* **Short problem**
The line containing "return (H - MB - py) / PH" marks the end: extract everything from the first line of the data through that line, exactly, with no pictures.

─── Dataset excerpts

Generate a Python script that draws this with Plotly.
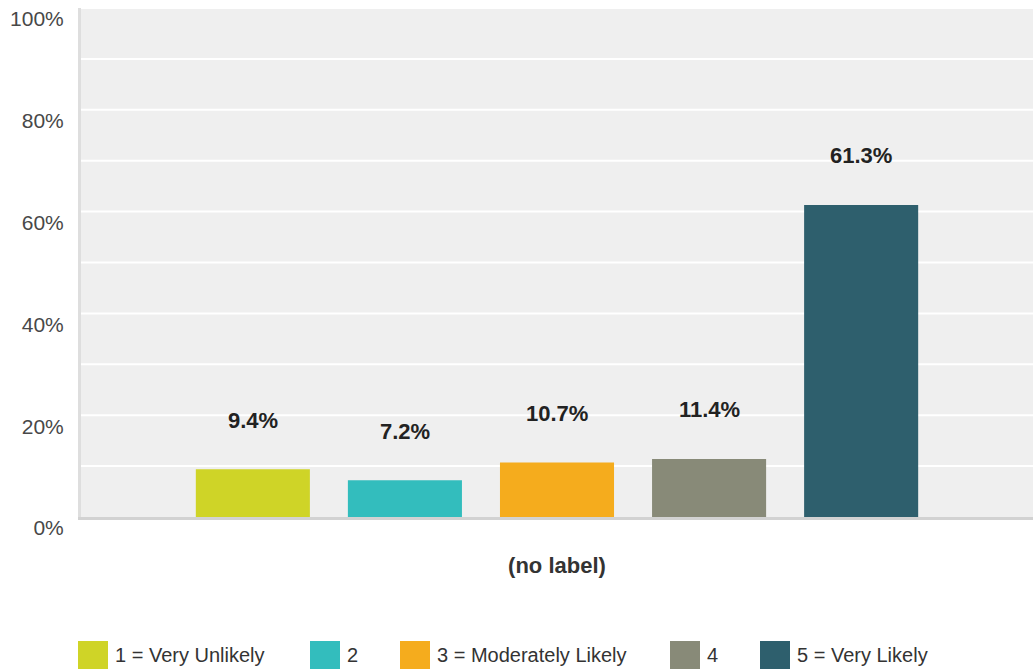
import plotly.graph_objects as go

series_names = ["1 = Very Unlikely", "2", "3 = Moderately Likely", "4", "5 = Very Likely"]
values = [9.4, 7.2, 10.7, 11.4, 61.3]
colors = ["#cfd427", "#33bdbd", "#f5ac1d", "#888a78", "#2e5f6d"]
category_label = "(no label)"
y_tick_values = [0, 20, 40, 60, 80, 100]
y_tick_labels = ["0%", "20%", "40%", "60%", "80%", "100%"]

FONT = "Liberation Sans, Arial, sans-serif"

W, H = 1034, 669
ML, MR, MT, MB = 81, 1, 8, 152
PW, PH = W - ML - MR, H - MT - MB


def px_x(px):
    return (px - ML) / PW


def px_y(py):
    return (H - MB - py) / PH


fig = go.Figure()
for i, (name, v, c) in enumerate(zip(series_names, values, colors)):
    fig.add_trace(go.Bar(
        x=[i], y=[v], name=name, marker=dict(color=c, line=dict(width=0)),
        width=0.75, hoverinfo="skip", showlegend=False,
    ))
    fig.add_annotation(
        x=i, y=v, text=f"<b>{v:.1f}%</b>", showarrow=False,
        yshift=49, font=dict(family=FONT, size=22, color="#222222"),
    )

# legend (drawn below the plot)
legend_swatch_left = [78, 310, 400, 670, 760]
for name, c, sx in zip(series_names, colors, legend_swatch_left):
    fig.add_shape(
        type="rect", xref="paper", yref="paper",
        x0=px_x(sx), x1=px_x(sx + 30), y0=px_y(641), y1=px_y(671),
        fillcolor=c, line=dict(width=0),
    )
    fig.add_annotation(
        xref="paper", yref="paper", x=px_x(sx + 35), y=px_y(655),
        xanchor="left", yanchor="middle", text=name, showarrow=False,
        font=dict(family=FONT, size=20, color="#333333"),
    )

fig.update_layout(
    width=W, height=H,
    margin=dict(l=ML, r=MR, t=MT, b=MB),
    paper_bgcolor="white", plot_bgcolor="#efefef",
    barmode="overlay",
    font=dict(family=FONT, size=21, color="#484848"),
    showlegend=False,
    xaxis=dict(
        range=[-1.13, 5.13], showticklabels=False, showgrid=False, zeroline=False,
        showline=True, linecolor="#d2d2d2", linewidth=3, ticks="", automargin=False,
        title=dict(text=f"<b>{category_label}</b>", standoff=39,
                   font=dict(family=FONT, size=22, color="#333333")),
    ),
    yaxis=dict(
        range=[0, 100], tickvals=y_tick_values, ticktext=y_tick_labels,
        showgrid=False, zeroline=False, showline=True, linecolor="#dedede", linewidth=3,
        ticks="outside", ticklen=10, tickcolor="rgba(0,0,0,0)",
        ticklabelshift=11, automargin=False,
    ),
)

for g in range(10, 101, 10):
    fig.add_hline(y=g, line=dict(color="white", width=2), layer="below")

fig.write_html(
    "out.html",
    config={"displayModeBar": False},
    post_script="document.body.style.margin='0';document.body.style.overflow='hidden';",
)
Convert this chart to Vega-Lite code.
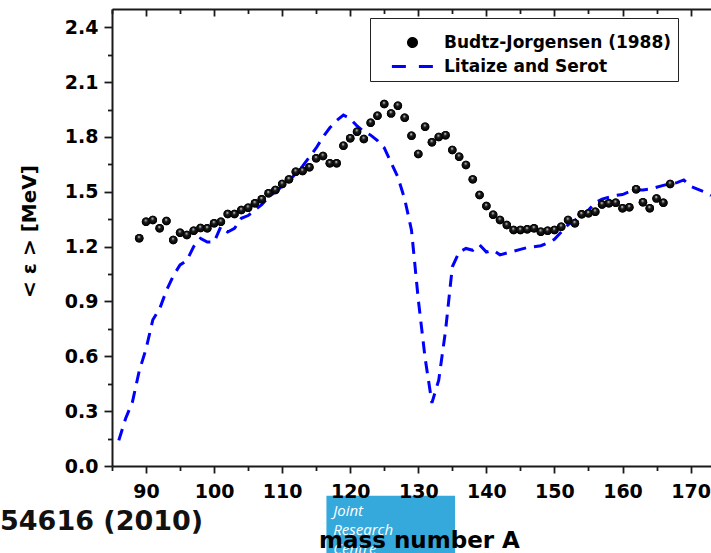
{
  "$schema": "https://vega.github.io/schema/vega-lite/v6.json",
  "width": 599,
  "height": 457,
  "autosize": {"type": "none"},
  "padding": {"left": 112, "top": 9, "right": 0, "bottom": 87},
  "background": "white",
  "config": {
    "view": {"stroke": null},
    "axis": {
      "domainColor": "#1a1a1a",
      "domainWidth": 2,
      "tickColor": "#1a1a1a",
      "tickWidth": 1.8,
      "grid": false,
      "labelFont": "DejaVu Sans",
      "labelFontWeight": "bold",
      "labelFontSize": 19,
      "labelColor": "#000000",
      "titleFont": "DejaVu Sans",
      "titleFontWeight": "bold",
      "titleColor": "#000000"
    }
  },
  "datasets": {
    "litaize": [
      {"A": 86, "e": 0.14}, {"A": 87, "e": 0.26}, {"A": 88, "e": 0.35}, {"A": 89, "e": 0.52},
      {"A": 90, "e": 0.64}, {"A": 91, "e": 0.8}, {"A": 92, "e": 0.86}, {"A": 93, "e": 0.96},
      {"A": 94, "e": 1.04}, {"A": 95, "e": 1.1}, {"A": 96, "e": 1.125}, {"A": 97, "e": 1.2},
      {"A": 98, "e": 1.245}, {"A": 99, "e": 1.225}, {"A": 100, "e": 1.225}, {"A": 101, "e": 1.31},
      {"A": 102, "e": 1.28}, {"A": 103, "e": 1.3}, {"A": 104, "e": 1.355}, {"A": 105, "e": 1.37},
      {"A": 106, "e": 1.4}, {"A": 107, "e": 1.43}, {"A": 108, "e": 1.47}, {"A": 109, "e": 1.5},
      {"A": 110, "e": 1.53}, {"A": 111, "e": 1.56}, {"A": 112, "e": 1.6}, {"A": 113, "e": 1.64},
      {"A": 114, "e": 1.69}, {"A": 115, "e": 1.74}, {"A": 116, "e": 1.8}, {"A": 117, "e": 1.85},
      {"A": 118, "e": 1.89}, {"A": 119, "e": 1.92}, {"A": 120, "e": 1.9}, {"A": 121, "e": 1.86},
      {"A": 122, "e": 1.83}, {"A": 123, "e": 1.81}, {"A": 124, "e": 1.78}, {"A": 125, "e": 1.74},
      {"A": 126, "e": 1.66}, {"A": 127, "e": 1.58}, {"A": 128, "e": 1.46}, {"A": 129, "e": 1.29},
      {"A": 130, "e": 0.91}, {"A": 131, "e": 0.59}, {"A": 132, "e": 0.345}, {"A": 133, "e": 0.47},
      {"A": 134, "e": 0.74}, {"A": 135, "e": 1.09}, {"A": 136, "e": 1.17}, {"A": 137, "e": 1.19},
      {"A": 138, "e": 1.18}, {"A": 139, "e": 1.21}, {"A": 140, "e": 1.17}, {"A": 141, "e": 1.18},
      {"A": 142, "e": 1.155}, {"A": 143, "e": 1.165}, {"A": 144, "e": 1.175}, {"A": 145, "e": 1.185},
      {"A": 146, "e": 1.195}, {"A": 147, "e": 1.2}, {"A": 148, "e": 1.205}, {"A": 149, "e": 1.22},
      {"A": 150, "e": 1.24}, {"A": 151, "e": 1.28}, {"A": 152, "e": 1.32}, {"A": 153, "e": 1.345},
      {"A": 154, "e": 1.37}, {"A": 155, "e": 1.4}, {"A": 156, "e": 1.44}, {"A": 157, "e": 1.46},
      {"A": 158, "e": 1.47}, {"A": 159, "e": 1.48}, {"A": 160, "e": 1.485}, {"A": 161, "e": 1.5},
      {"A": 162, "e": 1.51}, {"A": 163, "e": 1.51}, {"A": 164, "e": 1.515}, {"A": 165, "e": 1.525},
      {"A": 166, "e": 1.535}, {"A": 167, "e": 1.545}, {"A": 168, "e": 1.55}, {"A": 169, "e": 1.565},
      {"A": 170, "e": 1.53}, {"A": 171, "e": 1.515}, {"A": 172, "e": 1.5}, {"A": 173, "e": 1.48}
    ],
    "budtz": [
      {"A": 89, "e": 1.246}, {"A": 90, "e": 1.336}, {"A": 91, "e": 1.346}, {"A": 92, "e": 1.3},
      {"A": 93, "e": 1.34}, {"A": 94, "e": 1.236}, {"A": 95, "e": 1.276}, {"A": 96, "e": 1.264},
      {"A": 97, "e": 1.287}, {"A": 98, "e": 1.302}, {"A": 99, "e": 1.3}, {"A": 100, "e": 1.328},
      {"A": 101, "e": 1.336}, {"A": 102, "e": 1.378}, {"A": 103, "e": 1.378}, {"A": 104, "e": 1.4},
      {"A": 105, "e": 1.413}, {"A": 106, "e": 1.437}, {"A": 107, "e": 1.459}, {"A": 108, "e": 1.492},
      {"A": 109, "e": 1.51}, {"A": 110, "e": 1.543}, {"A": 111, "e": 1.568}, {"A": 112, "e": 1.61},
      {"A": 113, "e": 1.614}, {"A": 114, "e": 1.634}, {"A": 115, "e": 1.683}, {"A": 116, "e": 1.696},
      {"A": 117, "e": 1.656}, {"A": 118, "e": 1.656}, {"A": 119, "e": 1.752}, {"A": 120, "e": 1.793},
      {"A": 121, "e": 1.829}, {"A": 122, "e": 1.789}, {"A": 123, "e": 1.878}, {"A": 124, "e": 1.916},
      {"A": 125, "e": 1.98}, {"A": 126, "e": 1.929}, {"A": 127, "e": 1.971}, {"A": 128, "e": 1.905},
      {"A": 129, "e": 1.807}, {"A": 130, "e": 1.707}, {"A": 131, "e": 1.856}, {"A": 132, "e": 1.771},
      {"A": 133, "e": 1.8}, {"A": 134, "e": 1.81}, {"A": 135, "e": 1.729}, {"A": 136, "e": 1.692},
      {"A": 137, "e": 1.647}, {"A": 138, "e": 1.568}, {"A": 139, "e": 1.482}, {"A": 140, "e": 1.422},
      {"A": 141, "e": 1.375}, {"A": 142, "e": 1.346}, {"A": 143, "e": 1.318}, {"A": 144, "e": 1.291},
      {"A": 145, "e": 1.291}, {"A": 146, "e": 1.295}, {"A": 147, "e": 1.3}, {"A": 148, "e": 1.282},
      {"A": 149, "e": 1.287}, {"A": 150, "e": 1.291}, {"A": 151, "e": 1.309}, {"A": 152, "e": 1.346},
      {"A": 153, "e": 1.328}, {"A": 154, "e": 1.377}, {"A": 155, "e": 1.382}, {"A": 156, "e": 1.391},
      {"A": 157, "e": 1.431}, {"A": 158, "e": 1.437}, {"A": 159, "e": 1.44}, {"A": 160, "e": 1.41},
      {"A": 161, "e": 1.415}, {"A": 162, "e": 1.514}, {"A": 163, "e": 1.443}, {"A": 164, "e": 1.41},
      {"A": 165, "e": 1.464}, {"A": 166, "e": 1.44}, {"A": 167, "e": 1.543}
    ],
    "notes": [
      {"x": 116.5, "x2": 135.4, "y": -0.1625, "y2": -0.5, "tx": 117.5, "ty": -0.2735, "cx": 98.4, "cy": -0.35}
    ]
  },
  "resolve": {"axis": {"x": "independent", "y": "independent"}},
  "layer": [
    {
      "data": {"name": "litaize"},
      "mark": {"type": "line", "strokeWidth": 3, "strokeDash": [12, 8], "interpolate": "linear"},
      "encoding": {
        "x": {
          "field": "A", "type": "quantitative",
          "scale": {"domain": [85, 173], "nice": false, "zero": false},
          "axis": {
            "orient": "bottom", "values": [90, 100, 110, 120, 130, 140, 150, 160, 170],
            "tickSize": 7, "labelPadding": 9, "labelFlush": false,
            "title": "mass number A", "titleFontSize": 23,
            "titleX": 307, "titleY": 81, "titleBaseline": "alphabetic", "titleAlign": "center",
            "zindex": 2
          }
        },
        "y": {
          "field": "e", "type": "quantitative",
          "scale": {"domain": [0, 2.5], "nice": false, "zero": false},
          "axis": {
            "orient": "left", "values": [0, 0.3, 0.6, 0.9, 1.2, 1.5, 1.8, 2.1, 2.4],
            "format": ".1f", "tickSize": 8, "labelPadding": 6, "labelFlush": false,
            "title": "< ε > [MeV]", "titleFontSize": 20, "titleAngle": -90,
            "titleX": -83, "titleY": 222, "titleBaseline": "middle", "titleAlign": "center"
          }
        },
        "color": {
          "datum": "Litaize and Serot",
          "scale": {
            "domain": ["Budtz-Jorgensen (1988)", "Litaize and Serot"],
            "range": ["#000000", "#0000ff"]
          },
          "legend": {
            "orient": "none", "legendX": 258, "legendY": 9,
            "title": " ", "titleFontSize": 8, "titlePadding": 2,
            "strokeColor": "#222222", "fillColor": "#ffffff", "padding": 6,
            "labelFont": "DejaVu Sans", "labelFontWeight": "bold", "labelFontSize": 17,
            "labelColor": "#000000", "labelOffset": 23, "labelLimit": 0,
            "rowPadding": 4, "symbolOffset": 28,
            "encode": {
              "labels": {
                "update": {
                  "text": {"signal": "datum.label + '\u2003\u2003'"}
                }
              },
              "symbols": {
                "update": {
                  "shape": {"signal": "datum.value === 'Litaize and Serot' ? 'stroke' : 'circle'"},
                  "size": {"signal": "datum.value === 'Litaize and Serot' ? 1700 : 64"},
                  "fill": {"signal": "datum.value === 'Litaize and Serot' ? 'transparent' : '#000000'"},
                  "stroke": {"signal": "datum.value === 'Litaize and Serot' ? '#0000ff' : 'transparent'"},
                  "strokeWidth": {"value": 3},
                  "strokeDash": {"signal": "datum.value === 'Litaize and Serot' ? [14, 13] : [1, 0]"},
                  "opacity": {"value": 1}
                }
              }
            }
          }
        }
      }
    },
    {
      "data": {"name": "budtz"},
      "mark": {"type": "point", "filled": true, "opacity": 1, "size": 72},
      "encoding": {
        "x": {
          "field": "A", "type": "quantitative",
          "axis": {
            "orient": "top", "values": [90, 100, 110, 120, 130, 140, 150, 160, 170],
            "tickSize": -7, "labels": false, "title": null
          }
        },
        "y": {
          "field": "e", "type": "quantitative",
          "axis": {
            "orient": "left", "values": [0.15, 0.45, 0.75, 1.05, 1.35, 1.65, 1.95, 2.25],
            "tickSize": 4.5, "labels": false, "domain": false, "title": null
          }
        },
        "color": {"datum": "Budtz-Jorgensen (1988)"}
      }
    },
    {
      "data": {"name": "budtz"},
      "mark": {
        "type": "point", "filled": true, "opacity": 1, "size": 72,
        "fill": {
          "gradient": "radial", "x1": 0.45, "y1": 0.3, "r1": 0, "x2": 0.5, "y2": 0.5, "r2": 0.5,
          "stops": [
            {"offset": 0, "color": "#ffffff"},
            {"offset": 0.14, "color": "#a8a8a8"},
            {"offset": 0.38, "color": "#1c1c1c"},
            {"offset": 1, "color": "#000000"}
          ]
        }
      },
      "encoding": {
        "x": {
          "field": "A", "type": "quantitative",
          "axis": {
            "orient": "top", "values": [85, 95, 105, 115, 125, 135, 145, 155, 165],
            "tickSize": -4.5, "labels": false, "domain": false, "title": null
          }
        },
        "y": {"field": "e", "type": "quantitative", "axis": null}
      }
    },
    {
      "data": {"name": "notes"},
      "mark": {"type": "rect", "fill": "#36a9dc", "clip": false},
      "encoding": {
        "x": {
          "field": "x", "type": "quantitative",
          "axis": {
            "orient": "bottom", "values": [85, 95, 105, 115, 125, 135, 145, 155, 165],
            "tickSize": 4.5, "labels": false, "domain": false, "title": null
          }
        },
        "x2": {"field": "x2"},
        "y": {"field": "y", "type": "quantitative", "axis": null},
        "y2": {"field": "y2"}
      }
    },
    {
      "data": {"name": "notes"},
      "mark": {
        "type": "text", "align": "left", "baseline": "alphabetic", "clip": false,
        "font": "Open Sans", "fontStyle": "italic", "fontSize": 15, "lineHeight": 19,
        "color": "#ffffff"
      },
      "encoding": {
        "x": {"field": "tx", "type": "quantitative", "axis": null},
        "y": {"field": "ty", "type": "quantitative", "axis": null},
        "text": {"value": ["Joint", "Research", "Centre"]}
      }
    },
    {
      "data": {"name": "notes"},
      "mark": {
        "type": "text", "align": "right", "baseline": "alphabetic", "clip": false,
        "font": "DejaVu Sans", "fontWeight": "bold", "fontSize": 27, "color": "#111111"
      },
      "encoding": {
        "x": {"field": "cx", "type": "quantitative", "axis": null},
        "y": {"field": "cy", "type": "quantitative", "axis": null},
        "text": {"value": "54616 (2010)"}
      }
    }
  ]
}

──────

* **Exercise solution**
Generate a Python script that draws this with Plotly.
import plotly.graph_objects as go

series_names = ["1 = Very Unlikely", "2", "3 = Moderately Likely", "4", "5 = Very Likely"]
values = [9.4, 7.2, 10.7, 11.4, 61.3]
colors = ["#cfd427", "#33bdbd", "#f5ac1d", "#888a78", "#2e5f6d"]
category_label = "(no label)"
y_tick_values = [0, 20, 40, 60, 80, 100]
y_tick_labels = ["0%", "20%", "40%", "60%", "80%", "100%"]

FONT = "Liberation Sans, Arial, sans-serif"

W, H = 1034, 669
ML, MR, MT, MB = 81, 1, 8, 152
PW, PH = W - ML - MR, H - MT - MB


def px_x(px):
    return (px - ML) / PW


def px_y(py):
    return (H - MB - py) / PH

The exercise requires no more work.